Er lopen drie meisjes langs die alleen maar op hun telefoon kijken en ook geen Ajax-vibe uitstralen. Te midden van honderduizend supporters die het feest van hun club willen vieren krijg ik de behoefte om een vraag te stellen:
“Wie is de spits van Ajax?”
Het antwoord krijg ik niet en ze lopen zwijgend door.

Voor mij wordt er gelachen en instemmend gereageerd op mijn vraag.
Dan valt er opeens iemand op de grond. Het is een meisje met een Ajax shirt aan en een flinke bos krullen. Jaar of negentien. Ze wordt weer overeind geholpen. Ze drinkt wat water. Het lijkt alsof ze flauw was gevallen. Tien seconden later ligt ze weer op de grond. Dit kan niet verder.

“Ruimte maken!

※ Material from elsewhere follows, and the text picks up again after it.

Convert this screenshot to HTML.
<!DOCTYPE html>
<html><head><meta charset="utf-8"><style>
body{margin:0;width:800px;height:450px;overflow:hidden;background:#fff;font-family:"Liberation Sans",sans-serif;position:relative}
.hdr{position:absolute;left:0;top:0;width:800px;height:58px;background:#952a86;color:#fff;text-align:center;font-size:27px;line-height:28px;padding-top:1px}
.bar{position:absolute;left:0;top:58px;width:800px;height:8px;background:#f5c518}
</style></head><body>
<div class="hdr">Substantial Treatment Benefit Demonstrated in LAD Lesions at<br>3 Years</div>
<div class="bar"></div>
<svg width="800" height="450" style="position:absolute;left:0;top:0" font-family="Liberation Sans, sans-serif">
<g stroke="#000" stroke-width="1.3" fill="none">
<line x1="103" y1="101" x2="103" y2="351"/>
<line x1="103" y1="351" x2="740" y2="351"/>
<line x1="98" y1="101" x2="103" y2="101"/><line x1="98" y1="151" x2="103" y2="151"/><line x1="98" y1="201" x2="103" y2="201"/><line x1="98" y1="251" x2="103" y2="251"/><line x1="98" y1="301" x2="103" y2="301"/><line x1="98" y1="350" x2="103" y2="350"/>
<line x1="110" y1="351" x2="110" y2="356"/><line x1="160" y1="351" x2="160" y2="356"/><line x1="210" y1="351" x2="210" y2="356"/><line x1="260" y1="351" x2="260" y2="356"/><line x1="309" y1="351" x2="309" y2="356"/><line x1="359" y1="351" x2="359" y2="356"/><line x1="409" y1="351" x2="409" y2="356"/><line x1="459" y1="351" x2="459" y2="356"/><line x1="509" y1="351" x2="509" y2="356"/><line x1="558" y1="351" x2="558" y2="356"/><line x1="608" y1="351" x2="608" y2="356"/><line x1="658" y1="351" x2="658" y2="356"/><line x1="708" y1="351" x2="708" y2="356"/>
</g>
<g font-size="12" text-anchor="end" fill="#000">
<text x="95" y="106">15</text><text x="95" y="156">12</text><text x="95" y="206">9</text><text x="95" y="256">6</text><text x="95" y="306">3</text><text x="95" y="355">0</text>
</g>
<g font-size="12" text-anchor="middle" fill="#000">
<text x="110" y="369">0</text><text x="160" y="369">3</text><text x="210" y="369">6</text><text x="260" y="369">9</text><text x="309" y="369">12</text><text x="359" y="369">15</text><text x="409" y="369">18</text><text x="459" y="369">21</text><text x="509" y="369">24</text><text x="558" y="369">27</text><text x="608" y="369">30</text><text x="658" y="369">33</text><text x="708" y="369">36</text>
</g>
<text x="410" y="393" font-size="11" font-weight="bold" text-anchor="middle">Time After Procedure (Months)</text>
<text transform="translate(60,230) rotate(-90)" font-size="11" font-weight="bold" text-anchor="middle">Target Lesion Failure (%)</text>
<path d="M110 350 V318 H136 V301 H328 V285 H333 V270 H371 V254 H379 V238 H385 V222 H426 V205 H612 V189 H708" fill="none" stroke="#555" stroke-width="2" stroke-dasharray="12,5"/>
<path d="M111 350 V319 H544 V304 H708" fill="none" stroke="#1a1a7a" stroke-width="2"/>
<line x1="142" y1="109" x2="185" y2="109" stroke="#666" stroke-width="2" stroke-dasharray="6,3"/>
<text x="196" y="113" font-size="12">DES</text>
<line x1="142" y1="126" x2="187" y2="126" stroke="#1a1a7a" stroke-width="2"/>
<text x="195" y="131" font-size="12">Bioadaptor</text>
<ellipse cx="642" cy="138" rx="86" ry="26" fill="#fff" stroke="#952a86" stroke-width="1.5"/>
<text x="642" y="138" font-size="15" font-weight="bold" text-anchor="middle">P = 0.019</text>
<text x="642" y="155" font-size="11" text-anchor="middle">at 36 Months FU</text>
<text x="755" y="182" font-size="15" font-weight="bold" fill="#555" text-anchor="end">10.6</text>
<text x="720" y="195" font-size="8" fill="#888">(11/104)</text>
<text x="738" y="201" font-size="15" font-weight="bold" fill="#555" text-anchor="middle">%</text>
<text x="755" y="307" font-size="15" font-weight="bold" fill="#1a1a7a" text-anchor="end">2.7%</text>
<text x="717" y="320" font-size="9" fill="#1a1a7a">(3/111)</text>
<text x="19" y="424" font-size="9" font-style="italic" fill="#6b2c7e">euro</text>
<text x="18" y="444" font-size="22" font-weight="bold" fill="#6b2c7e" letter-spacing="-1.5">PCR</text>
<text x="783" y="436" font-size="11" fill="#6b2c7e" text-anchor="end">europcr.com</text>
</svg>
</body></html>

Ruimte maken!”
Haar vader ondersteunt haar terwijl ze met een wit hoofd de mensenmassa in verdwijnt.
Het gevoel van ‘ruimte maken’ en dat gelijk mensen daarop handelen was hartverwarmend. Fijn dat er medemenselijkheid bestaat.

Totdat Edwin van der Sar de naam ‘Femke Halsema’ door de microfoon heen schreeuwde. Achter mij scandeerden de ‘prima mensen om mij heen’ opeens: “Kankerwijf! Hoer! De hoer van Amsterdam!”

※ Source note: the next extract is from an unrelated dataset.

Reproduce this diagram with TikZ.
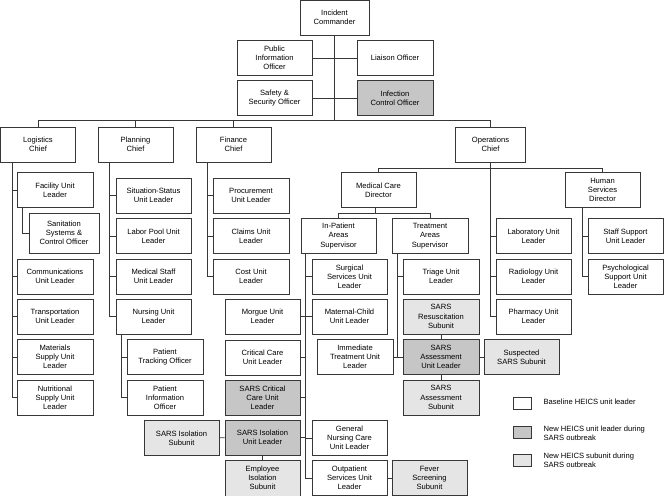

Ik snap hier helemaal niks van. Door haar beslissing kan er een huldiging op het mooie Museumplein plaatsvinden. Ik sta daar met plaatsvervangende schaamte naar te kijken. En ik zie ook hoe Matthijs de Ligt en Edwin van der Sar allebei een biertje voor de neus van de, nog steeds, lachende burgemeester opvangen. Treurig. De bierblikjesgooiers probeerden allebei trefbal te spelen. Edwin en Matthijs hebben allebei het blikje gevangen. Dus beiden gooiers zijn af, en mogen nooit meer meedoen.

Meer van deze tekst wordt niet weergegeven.